Iraqi riot police close a bridge leading to the heavily guarded Green Zone during a demonstration of followers of Iraq's influential Shiite cleric Muqtada al-Sadr in Baghdad, Iraq, Feb. 11, 2017.

Iraq’s mercurial Shi’ite cleric Muqtada al-Sadr urged his supporters to suspend a demonstration Saturday near Baghdad’s iconic Green Zone, after violent clashes that left at least four dead and 320 wounded, according to Baghdad’s governor.

Iraqi security forces fired tear gas at supporters of Sadr after reports they were trying to advance in the direction of the iconic “Green Zone,” where government institutions, including parliament and the prime minister’s office are located.

In later skirmishes, live ammunition reportedly was used, although it was not clear who was doing the firing.

Baghdad governor Ali al-Tamimi said in a statement that four people were killed and 320 wounded in the clashes that ensued, as protesters dispersed following a call by Sadr to pull back. Baghdad’s security operations command also reported that one of its men was killed and seven wounded.

Sadr supporters broke into the Green Zone last year, ransacking parliament and harassing lawmakers.

Followers of Iraq's influential Shiite cleric Muqtada al-Sadr chant slogans as they wave national flags during a demonstration against corruption in Baghdad, Iraq, Feb. 11, 2017.
Followers of Iraq's influential Shiite cleric Muqtada al-Sadr chant slogans as they wave national flags during a demonstration against corruption in Baghdad, Iraq, Feb. 11, 2017.

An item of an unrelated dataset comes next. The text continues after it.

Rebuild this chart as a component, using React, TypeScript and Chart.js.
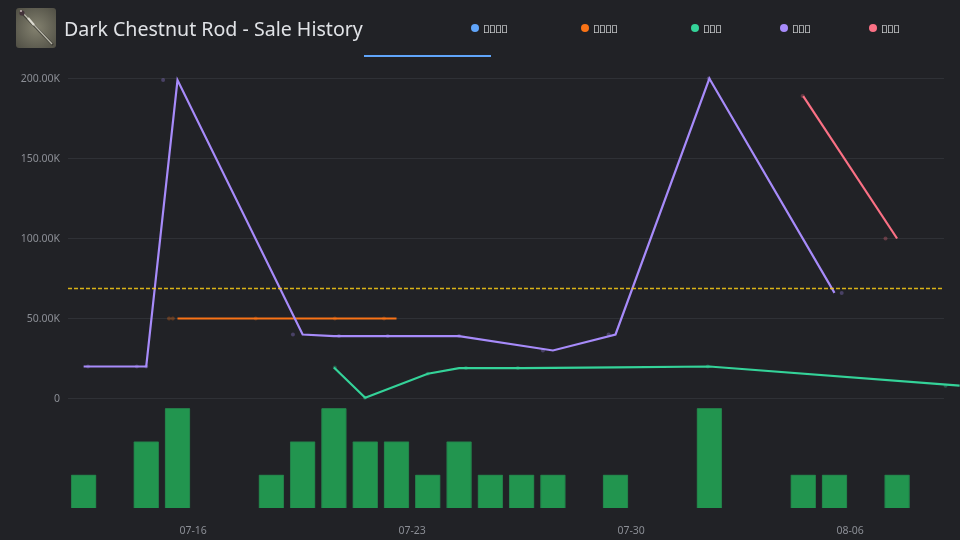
import { useEffect, useRef } from "react";
import Chart from "chart.js/auto";

const title = "Dark Chestnut Rod - Sale History";

// x values are days since the left edge of the plot (07-12)
const tickDays = [4, 11, 18, 25];
const tickLabels = ["07-16", "07-23", "07-30", "08-06"];

const barDays = [0.5, 2.5, 3.5, 6.5, 7.5, 8.5, 9.5, 10.5, 11.5, 12.5, 13.5, 14.5, 15.5, 17.5, 20.5, 23.5, 24.5, 26.5];
const barCounts = [1, 2, 3, 1, 2, 3, 2, 2, 1, 2, 1, 1, 1, 1, 3, 1, 1, 1];

const purpleDays = [0.5, 2.5, 3.5, 7.5, 8.5, 12.5, 15.5, 17.5, 20.5, 24.5];
const purpleValues = [20000, 20000, 199000, 40000, 39000, 39000, 30000, 40000, 200000, 66000];
const orangeDays = [3.5, 10.5];
const orangeValues = [50000, 50000];
const greenDays = [8.5, 9.5, 11.5, 12.5, 14.5, 17.5, 20.5, 28.5];
const greenValues = [19400, 500, 15500, 19000, 19000, 19500, 20000, 8000];
const pinkDays = [23.5, 26.5];
const pinkValues = [189000, 100000];

// single sales, the faint dots
const purpleSaleDays = [0.64, 2.2, 2.5, 3.04, 7.19, 8.66, 10.22, 12.5, 15.18, 17.28, 20.48, 24.73];
const purpleSaleValues = [20000, 20000, 20000, 199000, 40000, 39000, 39000, 39000, 30000, 40000, 200000, 66000];
const orangeSaleDays = [3.23, 3.35, 6.0, 8.53, 10.1];
const orangeSaleValues = [50000, 50000, 50000, 50000, 50000];
const greenSaleDays = [8.53, 9.49, 11.5, 12.72, 14.38, 20.45, 28.05];
const greenSaleValues = [19400, 500, 15500, 19000, 19000, 20000, 8000];
const pinkSaleDays = [23.48, 26.13];
const pinkSaleValues = [189000, 100000];

const averagePrice = 68700;

// the source page shows missing-glyph boxes here
const legendNames = ["\u{10FFFE}\u{10FFFE}\u{10FFFE}\u{10FFFE}", "\u{10FFFE}\u{10FFFE}\u{10FFFE}\u{10FFFE}", "\u{10FFFE}\u{10FFFE}\u{10FFFE}", "\u{10FFFE}\u{10FFFE}\u{10FFFE}", "\u{10FFFE}\u{10FFFE}\u{10FFFE}"];
const legendColors = ["#60a5fa", "#f97316", "#34d399", "#a78bfa", "#fb7185"];
const legendLefts = [471, 581, 691, 780, 869];

const FONT = "'Noto Sans', sans-serif";

const pts = (xs: number[], ys: number[]) => xs.map((x, i) => ({ x, y: ys[i] }));

const lineSet = (xs: number[], ys: number[], color: string) => ({
  type: "line" as const,
  data: pts(xs, ys),
  borderColor: color,
  borderWidth: 2.2,
  pointRadius: 0,
  tension: 0,
  clip: false,
  yAxisID: "y",
  order: 1,
});

const saleSet = (xs: number[], ys: number[], color: string) => ({
  type: "line" as const,
  data: pts(xs, ys),
  showLine: false,
  backgroundColor: color,
  borderWidth: 0,
  pointRadius: 2,
  clip: false,
  yAxisID: "y",
  order: 2,
});

export default function App() {
  const canvasRef = useRef<HTMLCanvasElement>(null);

  useEffect(() => {
    document.body.style.margin = "0";
    const ctx = canvasRef.current?.getContext("2d");
    if (!ctx) return;

    const chart = new Chart(ctx, {
      data: {
        datasets: [
          lineSet(purpleDays, purpleValues, "#a78bfa"),
          lineSet(orangeDays, orangeValues, "#f97316"),
          lineSet(greenDays, greenValues, "#34d399"),
          lineSet(pinkDays, pinkValues, "#fb7185"),
          saleSet(purpleSaleDays, purpleSaleValues, "rgba(167,139,250,0.3)"),
          saleSet(orangeSaleDays, orangeSaleValues, "rgba(249,115,22,0.3)"),
          saleSet(greenSaleDays, greenSaleValues, "rgba(52,211,153,0.3)"),
          saleSet(pinkSaleDays, pinkSaleValues, "rgba(251,113,133,0.3)"),
          {
            type: "line" as const,
            data: pts([0, 28], [averagePrice, averagePrice]),
            borderColor: "rgba(250,204,21,0.85)",
            borderWidth: 1.5,
            borderDash: [4, 2],
            pointRadius: 0,
            yAxisID: "y",
            order: 0,
          },
          {
            type: "bar" as const,
            data: pts(barDays, barCounts),
            backgroundColor: "#22954f",
            borderColor: "#247a48",
            borderWidth: 1,
            borderRadius: 1,
            barThickness: 25,
            yAxisID: "y1",
            order: 3,
          },
        ] as any,
      },
      options: {
        animation: false,
        responsive: false,
        layout: { padding: { top: 78.5, right: 16, left: 0, bottom: 0 } },
        plugins: { legend: { display: false }, tooltip: { enabled: false } },
        scales: {
          x: {
            type: "linear",
            offset: false,
            min: 0,
            max: 28,
            grid: { display: false },
            border: { display: false },
            afterBuildTicks: (scale) => {
              scale.ticks = tickDays.map((value) => ({ value }));
            },
            afterFit: (scale) => {
              scale.height = 32;
            },
            ticks: {
              color: "#8b8e95",
              font: { family: FONT, size: 10.5 },
              padding: 9,
              maxRotation: 0,
              callback: (val) => tickLabels[tickDays.indexOf(Number(val))],
            },
          },
          y1: {
            stack: "main",
            stackWeight: 109.5,
            min: 0,
            max: 3.3,
            grid: { display: false },
            border: { display: false },
            ticks: { display: false },
            afterFit: (scale) => {
              scale.width = 68;
            },
          },
          y: {
            stack: "main",
            stackWeight: 320,
            min: 0,
            max: 200000,
            grid: { color: "#2f3136", drawTicks: false },
            border: { display: false },
            afterFit: (scale) => {
              scale.width = 68;
            },
            ticks: {
              stepSize: 50000,
              color: "#8b8e95",
              font: { family: FONT, size: 10.5 },
              padding: 8,
              labelOffset: 1,
              callback: (val) => (Number(val) === 0 ? "0" : (Number(val) / 1000).toFixed(2) + "K"),
            },
          },
        },
      },
    });

    return () => chart.destroy();
  }, []);

  return (
    <div style={{ position: "relative", width: 960, height: 540, background: "#212226", overflow: "hidden", fontFamily: FONT }}>
      <canvas ref={canvasRef} width={960} height={540} style={{ position: "absolute", left: 0, top: 0 }} />
      <svg width={40} height={40} viewBox="0 0 40 40" style={{ position: "absolute", left: 16, top: 8 }}>
        <defs>
          <radialGradient id="iconBg" cx="50%" cy="50%" r="72%">
            <stop offset="0%" stopColor="#83816f" />
            <stop offset="100%" stopColor="#4e4d43" />
          </radialGradient>
        </defs>
        <rect width={40} height={40} rx={3} fill="url(#iconBg)" />
        <line x1={6} y1={5} x2={37} y2={37} stroke="#33322c" strokeWidth={2.6} opacity={0.7} />
        <line x1={6} y1={4} x2={36} y2={36} stroke="#b9b7aa" strokeWidth={1.3} />
        <line x1={12} y1={10} x2={18} y2={17} stroke="#dcdad0" strokeWidth={2.2} />
        <circle cx={6} cy={5} r={2.6} fill="#43333a" />
        <circle cx={5} cy={3} r={1} fill="#c9b8b8" />
      </svg>
      <div style={{ position: "absolute", left: 64, top: 16, fontSize: 19.6, lineHeight: "26px", color: "#e0e2e6", whiteSpace: "nowrap" }}>
        {title}
      </div>
      {legendNames.map((name, i) => (
        <div
          key={i}
          style={{ position: "absolute", left: legendLefts[i], top: 21, height: 14, display: "flex", alignItems: "center", whiteSpace: "nowrap" }}
        >
          <span style={{ width: 8, height: 8, borderRadius: "50%", background: legendColors[i], marginRight: 4 }} />
          <span style={{ fontSize: 11, letterSpacing: -0.5, color: "#f3f4f6" }}>{name}</span>
        </div>
      ))}
      <div style={{ position: "absolute", left: 364, top: 55, width: 127, height: 2, background: "#60a5fa" }} />
    </div>
  );
}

A Shi’ite cleric who supports Sadr told Iraqi media that demonstrators were not trying to harm anyone or disturb government institutions this time around.

Demands

He claims that Sadr’s partisans are protesting corruption in the government, and the electoral commission, and are not trying to storm the Green Zone, but will continue protests until the members of the electoral commission are removed from their posts.

Sarbast Mustapha, who heads the electoral commission, remained firm, however, telling Iraqi media that he would not be influenced by popular pressure.

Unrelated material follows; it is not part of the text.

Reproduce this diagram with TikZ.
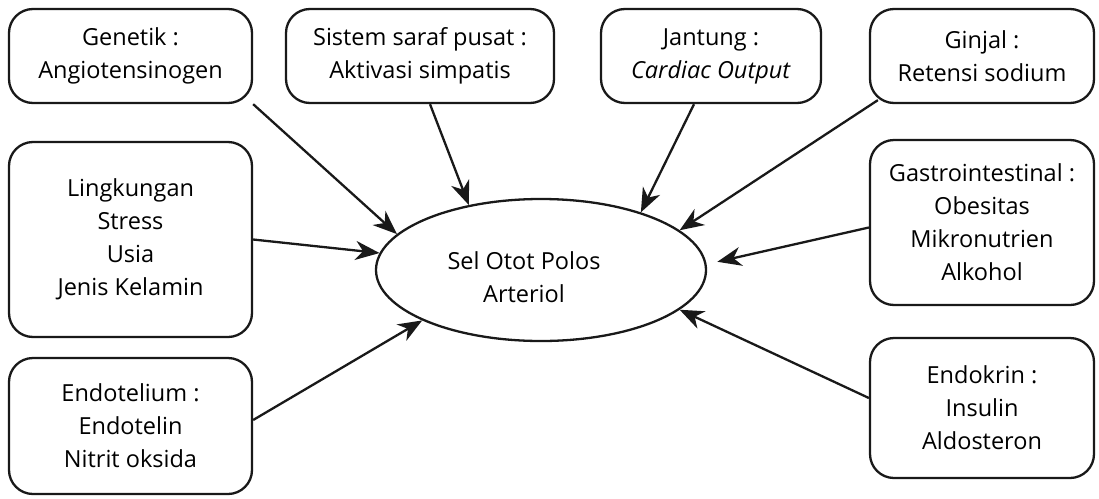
\documentclass[tikz,border=0pt]{standalone}
\usepackage{fontspec}
\setmainfont{Open Sans}
\usetikzlibrary{arrows.meta,shapes.geometric}
\begin{document}
\begin{tikzpicture}[x=1pt,y=-1pt,
  txt/.style={align=center, font=\fontsize{23.5}{33}\selectfont},
  box/.style={txt, draw=black!90, line width=2.3pt, rounded corners=24pt, inner sep=0pt},
  conn/.style={line width=2.3pt, draw=black!90, -{Stealth[length=24pt,width=19pt,inset=7.5pt]}}
]
\useasboundingbox (0,0) rectangle (1099,498);
\node[box, minimum width=243pt, minimum height=94pt] (gen) at (130.5,56) {Genetik :\\Angiotensinogen};
\node[box, minimum width=268pt, minimum height=94pt] (sis) at (420,56) {Sistem saraf pusat :\\Aktivasi simpatis};
\node[box, minimum width=220pt, minimum height=94pt] (jan) at (711,56) {Jantung :\\\textit{Cardiac Output}};
\node[box, minimum width=224pt, minimum height=94pt] (gin) at (982,56) {Ginjal :\\Retensi sodium};
\node[box, minimum width=243pt, minimum height=195pt] (lin) at (130.5,239.5) {Lingkungan\\Stress\\Usia\\Jenis Kelamin};
\node[box, minimum width=243pt, minimum height=136pt] (endo) at (130.5,426) {Endotelium :\\Endotelin\\Nitrit oksida};
\node[box, minimum width=224pt, minimum height=165pt] (gas) at (982,222.5) {Gastrointestinal :\\Obesitas\\Mikronutrien\\Alkohol};
\node[box, minimum width=224pt, minimum height=140pt] (endk) at (982,408) {Endokrin :\\Insulin\\Aldosteron};
\node[draw=black!90, line width=2.3pt, ellipse, minimum width=330pt, minimum height=142pt, inner sep=0pt] (cell) at (541,270) {};
\node[txt] (celltext) at (524,277) {Sel Otot Polos\\Arteriol};
\draw[conn] (gen.south east) -- (cell.166);
\draw[conn] ([xshift=10pt]sis.south) -- (cell.138.3);
\draw[conn] ([xshift=-17pt]jan.south) -- (cell.30.4);
\draw[conn] ([xshift=9pt,yshift=4pt]gin.south west) -- (cell.16.1);
\draw[conn] (lin.east) -- (cell.174.2);
\draw[conn] ([yshift=6pt]endo.east) -- (cell.-157.9);
\draw[conn, shorten >=11pt] ([yshift=-5pt]gas.west) -- (cell.2.3);
\draw[conn] ([yshift=10pt]endk.west) -- (cell.-16.4);
\end{tikzpicture}
\end{document}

He says that he will not step down, except at the request of parliament, and he urged security forces to protect his offices and employees. He urged everyone to abide by the law, since the electoral commission was an institution based on law.

Mustapha insisted the protests are merely an “internal dispute among Shi’ite [political] parties,” but warned that [upcoming parliamentary) elections could be suspended if the protests continue.

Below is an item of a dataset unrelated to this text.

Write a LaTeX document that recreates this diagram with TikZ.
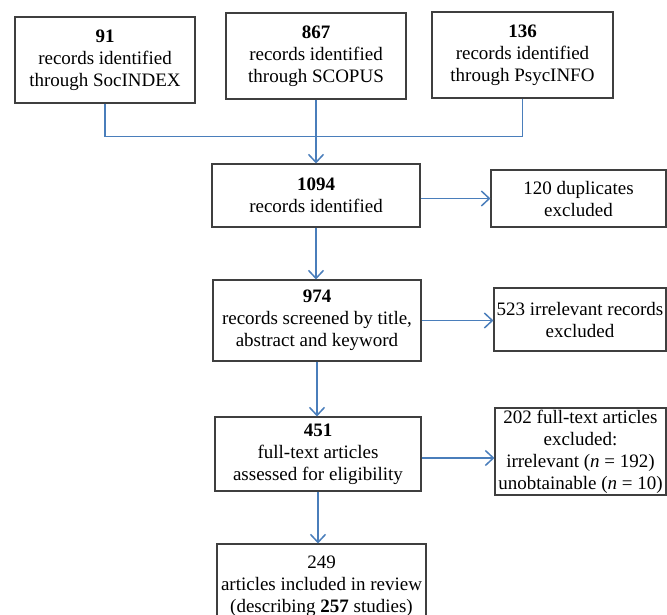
\documentclass[tikz,border=0pt]{standalone}
\usepackage{fontspec}
\setmainfont{Liberation Serif}
\usetikzlibrary{arrows.meta}
\definecolor{linkblue}{HTML}{4A7EBB}
\definecolor{bordgray}{HTML}{3F3F3F}
\begin{document}
\begin{tikzpicture}[x=1pt,y=-1pt,
  box/.style={draw=bordgray,line width=1.1pt,inner sep=0pt,align=center,font=\fontsize{19}{22}\selectfont},
  link/.style={draw=linkblue,line width=1.5pt},
  arr/.style={link,-{Straight Barb[length=8pt,width=15pt,line width=1.5pt]}}]
\useasboundingbox (0,0) rectangle (667,614);
\node[box,minimum width=180pt,minimum height=86pt] (A) at (105,60) {\textbf{91}\\records identified\\through SocINDEX};
\node[box,minimum width=180pt,minimum height=86pt] (B) at (316,56) {\textbf{867}\\records identified\\through SCOPUS};
\node[box,minimum width=181pt,minimum height=86pt] (C) at (522.5,55) {\textbf{136}\\records identified\\through PsycINFO};
\node[box,minimum width=208pt,minimum height=63pt] (D) at (316,195.5) {\textbf{1094}\\records identified};
\node[box,minimum width=175pt,minimum height=57pt] (E) at (578.5,198.5) {120 duplicates\\excluded};
\node[box,minimum width=208pt,minimum height=81pt] (F) at (317,320.5) {\textbf{974}\\records screened by title,\\abstract and keyword};
\node[box,minimum width=172pt,minimum height=63pt] (G) at (580,319.5) {523 irrelevant records\\excluded};
\node[box,minimum width=206pt,minimum height=74pt] (H) at (318,454) {\textbf{451}\\full-text articles\\assessed for eligibility};
\node[box,minimum width=171pt,minimum height=87pt] (I) at (580.5,451.5) {202 full-text articles\\excluded:\\irrelevant (\textit{n} = 192)\\unobtainable (\textit{n} = 10)};
\node[box,minimum width=209pt,minimum height=84pt] (J) at (321.5,586) {249\\articles included in review\\(describing \textbf{257} studies)};
\draw[link] (A.south) -- ++(0,33) -| (C.south);
\draw[arr] (B.south) -- (D.north);
\draw[arr] (D.south) -- (D.south |- F.north);
\draw[arr] (F.south) -- (F.south |- H.north);
\draw[arr] (H.south) -- (H.south |- J.north);
\draw[arr] (E.west -| D.east) -- (E.west);
\draw[arr] (F.east) -- (F.east -| G.west);
\draw[arr] ([yshift=-4pt]H.east) -- ([yshift=-4pt]H.east -| I.west);
\end{tikzpicture}
\end{document}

Iraqi Prime Minister Haidar al-Abadi issued a statement Saturday, reacting to casualties among protesters, insisting that Iraqis had the “right to protest peacefully.” He also called for the setting up of a commission to investigate what happened.

Protesters run from tear gas fired by security forces, during a demonstration by followers of Iraq's influential Shi'ite cleric Muqtada al-Sadr, in Baghdad, Iraq, Feb. 11, 2017.
Protesters run from tear gas fired by security forces, during a demonstration by followers of Iraq's influential Shi'ite cleric Muqtada al-Sadr, in Baghdad, Iraq, Feb. 11, 2017.

Member of Parliament Ali Budeiri, who belongs to Muqtada al-Sadr’s movement, insisted that members of his group would not back down on their demands.

He insists that all Iraqis are demanding what he calls “deep reforms,” and he goes on to insist that the people are the source of all (political) power.
Sadr, who has strong ties to Iran’s clerical establishment, held numerous protests outside the Green Zone last year demanding the resignation of various government ministers, and over-running the Green Zone, before withdrawing.